Le Dieu venu du Centaure, Philip K. Dick

Soumis par Denis le 19/02/2018 à 12h45

Dans le futur, la surpopulation et le réchauffement climatique ont rendu la vie sur Terre particulièrement difficile en dehors des grandes villes, réservées à l'élite. Pour régler le problème de surpopulation, le système solaire a été colonisé et les masses sont envoyées vers ces nouvelles colonies, sans billet de retour et destinées à une vie morne et misérable sur des planètes pas franchement plus accueillantes que la Terre.

Mais heureusement, il y a les poupées Pat, des jouets pour adultes qui reconstituent leur vie passée et heureuse, façon existence idéale made in USA. Et puis il y a le D-Liss, une drogue hallucinogène qui leur permet de pratiquer des séances collectives de jeu plus vraies que nature ! Bien entendu, le tout est fourni par l'élite terrienne.

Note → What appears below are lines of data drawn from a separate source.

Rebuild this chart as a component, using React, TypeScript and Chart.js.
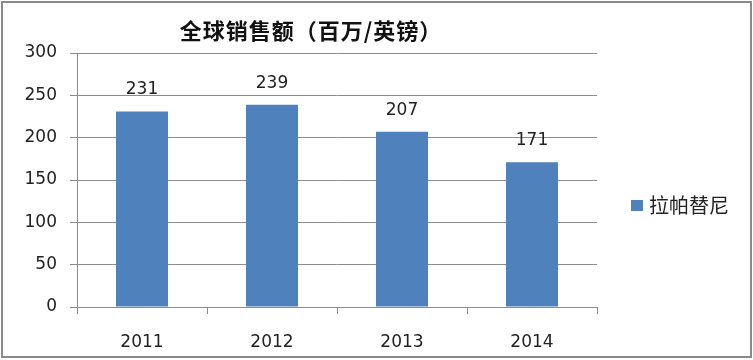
import React, { useEffect, useRef } from "react";
import { Chart, registerables } from "chart.js";

Chart.register(...registerables);

const categories = ["2011", "2012", "2013", "2014"];
const seriesName = "拉帕替尼";
const seriesValues = [231, 239, 207, 171];
const yTicks = [0, 50, 100, 150, 200, 250, 300];
const titleText = "全球销售额（百万/英镑）";

const BAR_COLOR = "#4F81BD";
const GRID_COLOR = "#8c8c8c";
const TICK_FONT = "'DejaVu Sans', sans-serif";

const dataLabelPlugin = {
  id: "dataLabels",
  afterDatasetsDraw(chart: any) {
    const ctx = chart.ctx;
    const meta = chart.getDatasetMeta(0);
    ctx.save();
    ctx.font = `17px ${TICK_FONT}`;
    ctx.fillStyle = "#222";
    ctx.textAlign = "center";
    ctx.textBaseline = "bottom";
    meta.data.forEach((bar: any, i: number) => {
      ctx.fillText(String(seriesValues[i]), bar.x, bar.y - 13);
    });
    ctx.restore();
  },
};

export default function App() {
  const canvasRef = useRef<HTMLCanvasElement | null>(null);

  useEffect(() => {
    if (!canvasRef.current) return;
    const chart = new Chart(canvasRef.current, {
      type: "bar",
      data: {
        labels: categories,
        datasets: [
          {
            label: seriesName,
            data: seriesValues,
            backgroundColor: BAR_COLOR,
            borderWidth: 0,
            barPercentage: 0.8,
            categoryPercentage: 0.5,
          },
        ],
      },
      options: {
        animation: false,
        responsive: false,
        layout: { padding: { left: 0, top: 53, right: 156, bottom: 0 } },
        plugins: {
          legend: { display: false },
          title: { display: false },
          tooltip: { enabled: false },
        },
        scales: {
          x: {
            offset: true,
            grid: {
              offset: true,
              drawOnChartArea: false,
              drawTicks: true,
              tickLength: 7,
              color: GRID_COLOR,
            },
            border: { color: GRID_COLOR, width: 1 },
            ticks: {
              color: "#222",
              font: { family: TICK_FONT, size: 17 },
              padding: 18,
            },
            afterFit: (scale: any) => {
              scale.height = 53;
            },
          },
          y: {
            min: 0,
            max: 300,
            afterBuildTicks: (scale: any) => {
              scale.ticks = yTicks.map((v) => ({ value: v }));
            },
            grid: {
              color: GRID_COLOR,
              tickLength: 7,
              drawTicks: true,
            },
            border: { color: GRID_COLOR, width: 1 },
            ticks: {
              color: "#222",
              font: { family: TICK_FONT, size: 17 },
              padding: 13,
            },
            afterFit: (scale: any) => {
              scale.width = 77;
            },
          },
        },
      },
      plugins: [dataLabelPlugin],
    });
    return () => chart.destroy();
  }, []);

  return (
    <div
      style={{
        position: "fixed",
        left: 0,
        top: 0,
        width: 753,
        height: 360,
        background: "#fff",
      }}
    >
      <canvas ref={canvasRef} width={753} height={360} style={{ position: "absolute", left: 0, top: 0 }} />
      <div
        style={{
          position: "absolute",
          left: 1,
          top: 1,
          width: 751,
          height: 357,
          boxSizing: "border-box",
          border: "2px solid #8a8a8a",
          pointerEvents: "none",
        }}
      />
      <div
        style={{
          position: "absolute",
          left: 311,
          top: 29,
          transform: "translate(-50%, -50%)",
          whiteSpace: "nowrap",
          fontFamily: "'Noto Sans CJK SC', sans-serif",
          fontWeight: 700,
          fontSize: 22,
          letterSpacing: 1,
          color: "#111",
          lineHeight: 1,
        }}
      >
        {titleText}
      </div>
      <div
        style={{
          position: "absolute",
          left: 631,
          top: 205,
          transform: "translateY(-50%)",
          display: "flex",
          alignItems: "center",
          whiteSpace: "nowrap",
          fontFamily: "'Noto Sans CJK SC', sans-serif",
          fontSize: 20,
          color: "#222",
          lineHeight: 1,
        }}
      >
        <span style={{ display: "inline-block", width: 12, height: 11, background: BAR_COLOR, marginRight: 6 }} />
        <span>{seriesName}</span>
      </div>
    </div>
  );
}
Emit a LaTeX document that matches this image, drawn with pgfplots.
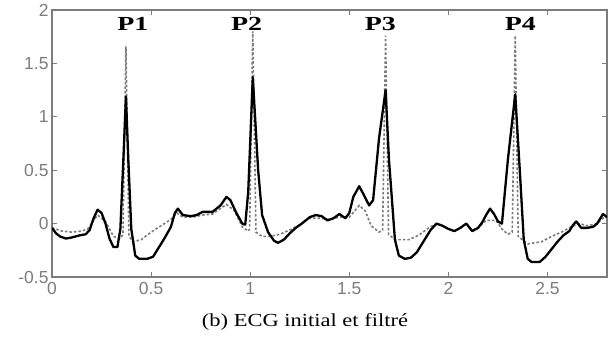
\documentclass[border=0pt]{standalone}
\usepackage{pgfplots}
\pgfplotsset{compat=1.18}
\usepackage{fontspec}
\setmainfont{Liberation Serif}
\newfontfamily\ticksans{Liberation Sans}
\newfontfamily\capfont[FakeStretch=1.22]{Liberation Serif}
\newfontfamily\pfont[FakeStretch=1.4]{Liberation Serif}
\definecolor{axgray}{HTML}{7C7C7C}
\definecolor{filtgray}{HTML}{7A7A7A}
\begin{document}
\begin{tikzpicture}
\begin{axis}[
  scale only axis, width=555bp, height=267bp,
  xmin=0, xmax=2.8, ymin=-0.5, ymax=2,
  xtick={0,0.5,1,1.5,2,2.5}, ytick={-0.5,0,0.5,1,1.5,2},
  xticklabels={0,0.5,1,1.5,2,2.5},
  yticklabels={-0.5,0,0.5,1,1.5,2},
  tick align=inside, major tick length=5bp,
  axis line style={axgray, line width=1.5bp},
  tick style={axgray, line width=1bp},
  ticklabel style={font=\ticksans\fontsize{17.5}{19}\selectfont, text=axgray},
  xticklabel style={yshift=-2bp},
  clip=true,
]
\addplot[filtgray, line width=1.6bp, dash pattern=on 2.5bp off 2bp] coordinates {
(0,-0.04) (0.05,-0.07) (0.10,-0.08) (0.15,-0.07) (0.18,-0.05) (0.23,0.08) (0.27,0.02)
(0.31,-0.12) (0.345,-0.14) (0.358,-0.10) (0.373,1.66) (0.388,-0.12) (0.41,-0.17)
(0.45,-0.15) (0.50,-0.08) (0.55,-0.02) (0.60,0.04) (0.63,0.10) (0.66,0.06) (0.71,0.06)
(0.76,0.08) (0.81,0.09) (0.88,0.18) (0.92,0.12) (0.96,-0.03) (0.99,-0.07) (0.997,-0.05)
(1.013,1.80) (1.029,-0.08) (1.06,-0.12) (1.10,-0.12) (1.15,-0.10) (1.20,-0.06)
(1.25,-0.01) (1.30,0.05) (1.35,0.05) (1.40,0.04) (1.45,0.06) (1.50,0.06) (1.55,0.17)
(1.58,0.12) (1.61,-0.02) (1.65,-0.08) (1.668,-0.06) (1.683,1.76) (1.698,-0.10)
(1.73,-0.15) (1.80,-0.15) (1.85,-0.11) (1.90,-0.04) (1.94,0.0) (1.97,-0.02) (2.00,-0.05)
(2.03,-0.07) (2.06,-0.04) (2.09,0.0) (2.12,-0.06) (2.15,-0.04) (2.19,0.03) (2.24,0.03)
(2.27,-0.05) (2.30,-0.10) (2.322,-0.08) (2.337,1.76) (2.352,-0.12) (2.40,-0.19)
(2.47,-0.17) (2.52,-0.12) (2.57,-0.08) (2.62,-0.03) (2.66,0.0) (2.70,-0.02) (2.75,0.0)
(2.78,0.05) (2.80,0.06)
};
\addplot[black, line width=2.3bp, line join=round] coordinates {
(0,-0.04) (0.02,-0.09) (0.04,-0.12) (0.07,-0.14) (0.10,-0.13) (0.14,-0.11) (0.17,-0.10)
(0.19,-0.06) (0.21,0.05) (0.23,0.13) (0.25,0.10) (0.27,0.0) (0.29,-0.14) (0.31,-0.22)
(0.33,-0.22) (0.345,-0.05) (0.36,0.6) (0.373,1.19) (0.385,0.6) (0.40,-0.05) (0.42,-0.30)
(0.44,-0.33) (0.48,-0.33) (0.51,-0.31) (0.54,-0.22) (0.57,-0.13) (0.60,-0.03) (0.62,0.10)
(0.635,0.14) (0.66,0.08) (0.70,0.07) (0.73,0.08) (0.76,0.11) (0.81,0.11) (0.85,0.17)
(0.88,0.25) (0.90,0.22) (0.93,0.10) (0.96,0.0) (0.975,-0.01) (0.99,0.3) (1.013,1.37)
(1.04,0.5) (1.06,0.08) (1.09,-0.08) (1.12,-0.16) (1.14,-0.18) (1.17,-0.15) (1.20,-0.09)
(1.23,-0.04) (1.26,0.0) (1.30,0.06) (1.33,0.08) (1.36,0.07) (1.39,0.03) (1.42,0.05)
(1.45,0.09) (1.48,0.05) (1.50,0.10) (1.52,0.25) (1.55,0.35) (1.57,0.28) (1.60,0.17)
(1.62,0.22) (1.65,0.8) (1.683,1.25) (1.70,0.6) (1.73,-0.15) (1.75,-0.30) (1.78,-0.33)
(1.81,-0.32) (1.84,-0.27) (1.88,-0.15) (1.91,-0.06) (1.94,0.0) (1.97,-0.02) (2.00,-0.05)
(2.03,-0.07) (2.06,-0.04) (2.09,0.0) (2.12,-0.07) (2.15,-0.04) (2.17,0.01) (2.19,0.08)
(2.21,0.14) (2.23,0.09) (2.25,0.02) (2.27,0.0) (2.30,0.6) (2.337,1.21) (2.36,0.5)
(2.38,-0.15) (2.40,-0.33) (2.42,-0.36) (2.46,-0.36) (2.49,-0.31) (2.52,-0.24)
(2.55,-0.17) (2.58,-0.11) (2.61,-0.07) (2.63,-0.01) (2.645,0.02) (2.67,-0.04)
(2.70,-0.04) (2.73,-0.03) (2.75,0.0) (2.78,0.09) (2.80,0.06)
};
\node[font=\pfont\bfseries\fontsize{20}{22}\selectfont] at (axis cs:0.408,1.87) {P1};
\node[font=\pfont\bfseries\fontsize{20}{22}\selectfont] at (axis cs:0.982,1.87) {P2};
\node[font=\pfont\bfseries\fontsize{20}{22}\selectfont] at (axis cs:1.657,1.87) {P3};
\node[font=\pfont\bfseries\fontsize{20}{22}\selectfont] at (axis cs:2.363,1.87) {P4};
\end{axis}
\node[font=\capfont\fontsize{18.5}{21}\selectfont] at (253bp,-45bp) {(b) ECG initial et filtré};
\path[use as bounding box] (-52bp,-61bp) rectangle (564bp,277bp);
\end{tikzpicture}
\end{document}
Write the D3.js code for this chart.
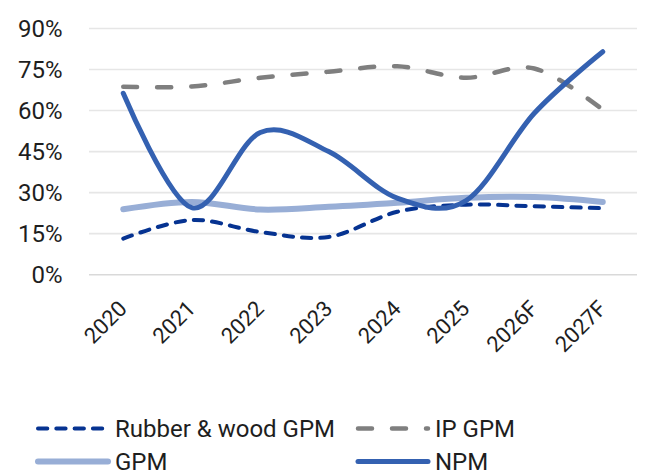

Un jour, Palmer Eldritch, un aventurier que l'on croyait disparu, revient d'une expédition dans le système Proxima du Centaure. Et il ramène avec lui le K-Priss, une drogue bien plus puissante que le D-Liss, qui sera tout prochainement commercialisé dans les colonies !

Inspiré de sa nouvelle "The days of Perky Pat" parue quelques années plus tôt dans le magazine "Amazing", "Le Dieu venu du Centaure" a été publié par Philip K. Dick en 1965, sous le titre original "The Three stigmata of Palmer Eldritch".

Ne tournons pas autour du pot, c'est un classique de la période "années 60" de l'auteur ! Difficile en effet de faire plus "Dickien" car tout y est ou presque : la réalité qui part complètement en cacahouètes, la drogue, la religion, les politiciens et multinationales pourri(e)s, le mensonge d'état(s) pour s'assurer le contrôle des peuples, la colonisation de Mars, la culture allemande ou encore les précogs...

La grande originalité, ce sont ces fameux combinés P.P. Au-delà des poupées en elles-mêmes, les colons claquent une bonne partie de leurs économies dans tout un tas d'accessoires pour recréer l'Amérique d'avant : la maison, les accessoires de jardin comme les barbecues, bref, tous les clichés sont là. Se réunissant pour consommer le D-Liss, ils partent dans une hallucination collective, prenant le contrôle des poupées.

Bien sûr, on sent immédiatement la référence à la célèbre poupée commercialisée depuis 1959 par Mattel. Mais le propos va plus loin puisqu'il ne concerne pas un jouet pour enfants : un palliatif collectif pour fuir une réalité glauque en se réfugiant dans un virtuel bien plus gratifiant. À notre époque, difficile de ne pas penser aux jeux vidéos.

L'oeuvre est plutôt courte, mais d'un intense foisonnement thématique. C'est du Dick de l'époque : c'est touffu, parfois brouillon, mais l'auteur sait vous faire douter quand il le faut et démolir vos certitudes là où vous ne vous y attendiez pas. Il faut parfois s'accrocher pour suivre ce récit pourtant relativement linéaire.

Pour conclure, il y a sans doute plus abouti, plus travaillé et plus qualitatif dans l'oeuvre de Dick. De plus, je ne conseille pas ce roman comme première lecture pour ceux qui souhaitent découvrir l'auteur. Mais sachez que la lecture de ce classique sera, tôt ou tard, simplement incontournable.

Je précise qu'il s'agit pour moi d'une seconde lecture du roman que j'avais initialement découvert lorsque j'étais ado.